Wednesday, October 15, 2008

The Slow Descent

Tomorrow or the next day, I will addend this post with photographs, but for now I will try to say with words what corporate carnage mine eyes have beheld these last several days.

October 15, 2007 -- My first day of work.

October 15, 2008 -- I am now officially the senior ranking attorney on my floor. A law firm in dissolution may still be a law firm, but a law firm in dissolution without attorneys is something else altogether. Virtually everyone else has left for greener pastures -- all pastures are greener than the barren slate gray of capitalism's unvacuumed carpets. Some of us have no pastures to leave for.

On Monday, I returned from my trip back east to find that my neighbor no longer exists, at least, no longer exists in the form that I knew her to. We were friendly, but a post-it note attached to the boxes sitting outside her door and mine informs me that she has accepted a position at another law firm.

Today, the vendors in charge of coffee seized the coffee machines. They took with them the cups. The packets of sugar. Apparently, also the hand soap. The fridge remains stocked with unopen half-gallons of milk, but the expiration dates are marked for Friday. Perilously close, and I am lactose intolerant.

Yesterday, other vendors seized the printers. I sent documents to be printed, but the request dissipated into ether(net).

At noon today, our key cards stopped working, along with the elevators, and we were all seized with panic. When you've finally made peace with being locked out, it's a little funny to find yourself locked in. A few minutes later the cards started working again and so did the elevators. We noted the dark humor of all this.

I took a walk just now around the deserted landscape of the 32nd floor. Through the windows of the corner offices that were once everyone's envy the clouds burned amber over the Golden Gate Bridge, sailboats lolled in the Bay behind the TransAmerica Building. Things I thought to be immutable--furniture bolted to the walls, for instance--have been removed. In their wake are massive holes in the dry wall. Many offices are strewn with detritus. Many more are empty, save for an orphaned plant. Their leaves fulvous and forlorn. All were once occupied by people; in their place now are their identification cards, turned face up, beaming and full of hope, turned face up on curt letters of resignation, addressed to partners who also no longer work here.
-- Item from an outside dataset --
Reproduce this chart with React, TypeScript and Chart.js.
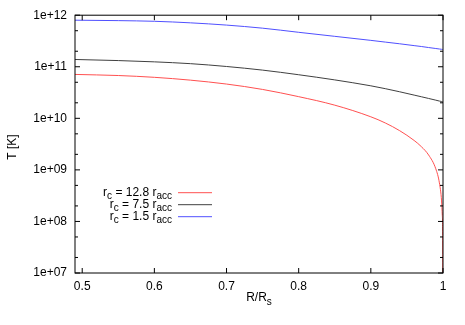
import React, { useEffect, useRef } from 'react';
import { Chart, registerables } from 'chart.js';

Chart.register(...registerables);

// ---- data ----
const R_VALUES = [0.49, 0.55, 0.6, 0.65, 0.7, 0.75, 0.8, 0.85, 0.9, 0.92, 0.94, 0.96, 0.97, 0.98, 0.99, 0.995, 0.998, 0.999, 0.9995, 1.0];
const T_RC_12_8 = [7.1e10, 6.76e10, 6.24e10, 5.5e10, 4.62e10, 3.63e10, 2.63e10, 1.8e10, 1.07e10, 8.13e9, 5.75e9, 3.72e9, 2.82e9, 1.95e9, 1.05e9, 5.6e8, 2.5e8, 1.32e8, 6.3e7, 1.0e5];
const T_RC_7_5 = [1.384e11, 1.318e11, 1.245e11, 1.148e11, 1.012e11, 8.61e10, 7.0e10, 5.56e10, 4.27e10, 3.76e10, 3.27e10, 2.82e10, 2.62e10, 2.43e10, 2.25e10, 2.16e10, 2.12e10, 2.1e10, 2.094e10, 2.09e10];
const T_RC_1_5 = [8.0e11, 7.85e11, 7.62e11, 7.11e11, 6.43e11, 5.6e11, 4.66e11, 3.89e11, 3.25e11, 3.01e11, 2.79e11, 2.57e11, 2.47e11, 2.36e11, 2.26e11, 2.21e11, 2.18e11, 2.17e11, 2.168e11, 2.163e11];

const RC_VALUES = ['12.8', '7.5', '1.5'];
const SERIES_COLORS = ['#ff5050', '#404040', '#5050ff'];

const X_TICKS = [0.5, 0.6, 0.7, 0.8, 0.9, 1.0];
const X_TICK_LABELS = ['0.5', '0.6', '0.7', '0.8', '0.9', '1'];
const Y_TICKS = [1e7, 1e8, 1e9, 1e10, 1e11, 1e12];
const Y_TICK_LABELS = ['1e+07', '1e+08', '1e+09', '1e+10', '1e+11', '1e+12'];
const Y_MINOR_MULT = [2, 5];

const FONT = '"Liberation Sans", Arial, Helvetica, sans-serif';
const MAIN_PX = 12;
const SUB_PX = 10;

type Part = { t: string; sub?: boolean };

function richWidth(ctx: CanvasRenderingContext2D, parts: Part[]) {
  let w = 0;
  for (const p of parts) {
    ctx.font = `${p.sub ? SUB_PX : MAIN_PX}px ${FONT}`;
    w += ctx.measureText(p.t).width;
  }
  return w;
}

function drawRich(ctx: CanvasRenderingContext2D, parts: Part[], x: number, y: number, align: 'left' | 'right' | 'center') {
  const w = richWidth(ctx, parts);
  let cx = align === 'left' ? x : align === 'right' ? x - w : x - w / 2;
  ctx.textBaseline = 'middle';
  ctx.textAlign = 'left';
  for (const p of parts) {
    ctx.font = `${p.sub ? SUB_PX : MAIN_PX}px ${FONT}`;
    ctx.fillText(p.t, cx, p.sub ? y + 4 : y);
    cx += ctx.measureText(p.t).width;
  }
}

const frameAndText = {
  id: 'frameAndText',
  afterDatasetsDraw(chart: any) {
    const { ctx, chartArea: ca, scales } = chart;
    const xs = scales.x;
    const ys = scales.y;
    const MAJOR = 5;
    const MINOR = 3;
    ctx.save();
    ctx.strokeStyle = '#000';
    ctx.lineWidth = 1;
    const seg = (x1: number, y1: number, x2: number, y2: number) => {
      ctx.beginPath();
      ctx.moveTo(x1, y1);
      ctx.lineTo(x2, y2);
      ctx.stroke();
    };
    ctx.strokeRect(ca.left, ca.top, ca.right - ca.left, ca.bottom - ca.top);
    for (const v of X_TICKS) {
      const px = xs.getPixelForValue(v);
      seg(px, ca.bottom, px, ca.bottom - MAJOR);
      seg(px, ca.top, px, ca.top + MAJOR);
    }
    for (const v of Y_TICKS) {
      const py = ys.getPixelForValue(v);
      seg(ca.left, py, ca.left + MAJOR, py);
      seg(ca.right, py, ca.right - MAJOR, py);
      if (v < 1e12) {
        for (const m of Y_MINOR_MULT) {
          const pm = ys.getPixelForValue(v * m);
          seg(ca.left, pm, ca.left + MINOR, pm);
          seg(ca.right, pm, ca.right - MINOR, pm);
        }
      }
    }
    ctx.restore();
  },
  afterDraw(chart: any) {
    const { ctx, chartArea: ca } = chart;
    ctx.save();
    ctx.fillStyle = '#000';
    // y title
    ctx.save();
    ctx.translate(13, (ca.top + ca.bottom) / 2 + 3);
    ctx.rotate(-Math.PI / 2);
    drawRich(ctx, [{ t: 'T [K]' }], 0, 0, 'center');
    ctx.restore();
    // x title
    drawRich(ctx, [{ t: 'R/R' }, { t: 's', sub: true }], (ca.left + ca.right) / 2, ca.bottom + 25, 'center');
    // legend
    const textRight = ca.left + 97;
    chart.data.datasets.forEach((ds: any, i: number) => {
      const y = ca.top + 177 + i * 12;
      drawRich(ctx, [{ t: 'r' }, { t: 'c', sub: true }, { t: ` = ${RC_VALUES[i]} r` }, { t: 'acc', sub: true }], textRight, y, 'right');
      ctx.strokeStyle = ds.borderColor;
      ctx.lineWidth = 1;
      ctx.beginPath();
      ctx.moveTo(ca.left + 103, y + 0.5);
      ctx.lineTo(ca.left + 137, y + 0.5);
      ctx.stroke();
    });
    ctx.restore();
  },
};

export default function App() {
  const canvasRef = useRef<HTMLCanvasElement | null>(null);

  useEffect(() => {
    document.body.style.margin = '0';
    const canvas = canvasRef.current;
    if (!canvas) return;
    const series = [T_RC_12_8, T_RC_7_5, T_RC_1_5];
    const chart = new Chart(canvas, {
      type: 'line',
      data: {
        datasets: series.map((vals, i) => ({
          label: `r_c = ${RC_VALUES[i]} r_acc`,
          data: R_VALUES.map((r, j) => ({ x: r, y: vals[j] })),
          borderColor: SERIES_COLORS[i],
          borderWidth: 1,
          pointRadius: 0,
          fill: false,
          cubicInterpolationMode: 'monotone' as const,
        })),
      },
      options: {
        responsive: false,
        animation: false,
        layout: { padding: { top: 15, right: 22, bottom: 0, left: 0 } },
        plugins: { legend: { display: false }, tooltip: { enabled: false } },
        scales: {
          x: {
            type: 'linear',
            min: 0.49,
            max: 1.0,
            grid: { display: false, drawTicks: false },
            border: { display: false },
            afterBuildTicks: (scale: any) => {
              scale.ticks = X_TICKS.map((v) => ({ value: v }));
            },
            afterFit: (scale: any) => {
              scale.height = 52;
            },
            ticks: {
              autoSkip: false,
              maxRotation: 0,
              padding: 6,
              color: '#000',
              font: { family: FONT, size: MAIN_PX },
              callback: (_v: any, i: number) => X_TICK_LABELS[i],
            },
          },
          y: {
            type: 'logarithmic',
            min: 1e7,
            max: 1e12,
            grid: { display: false, drawTicks: false },
            border: { display: false },
            afterBuildTicks: (scale: any) => {
              scale.ticks = Y_TICKS.map((v) => ({ value: v }));
            },
            afterFit: (scale: any) => {
              scale.width = 75;
            },
            ticks: {
              autoSkip: false,
              padding: 8,
              color: '#000',
              font: { family: FONT, size: MAIN_PX },
              callback: (_v: any, i: number) => Y_TICK_LABELS[i],
            },
          },
        },
      },
      plugins: [frameAndText],
    } as any);
    return () => chart.destroy();
  }, []);

  return (
    <div style={{ position: 'absolute', left: 0, top: 0, width: 465, height: 325 }}>
      <canvas ref={canvasRef} width={465} height={325} />
    </div>
  );
}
I happened upon the office of one particulary malapert attorney. Her office decor, amusingly orientalist, replete with smiling Buddha, has given way to the hollow left behind by movers. On her desk, a resignation letter, her identification badge, and her business card, inverted with the following words inscribed in green, yes, but inscribed in a sad and unsteady hand:

"To whom much is given, much is expected." -- Luke, 12:48

2 comments:

E said...

i wish this post came with that feature on the nytimes website where you can click on words and it will provide you with a definition.

fulvous?

cold4thestreets said...

Come on. You too are a malapert attorney.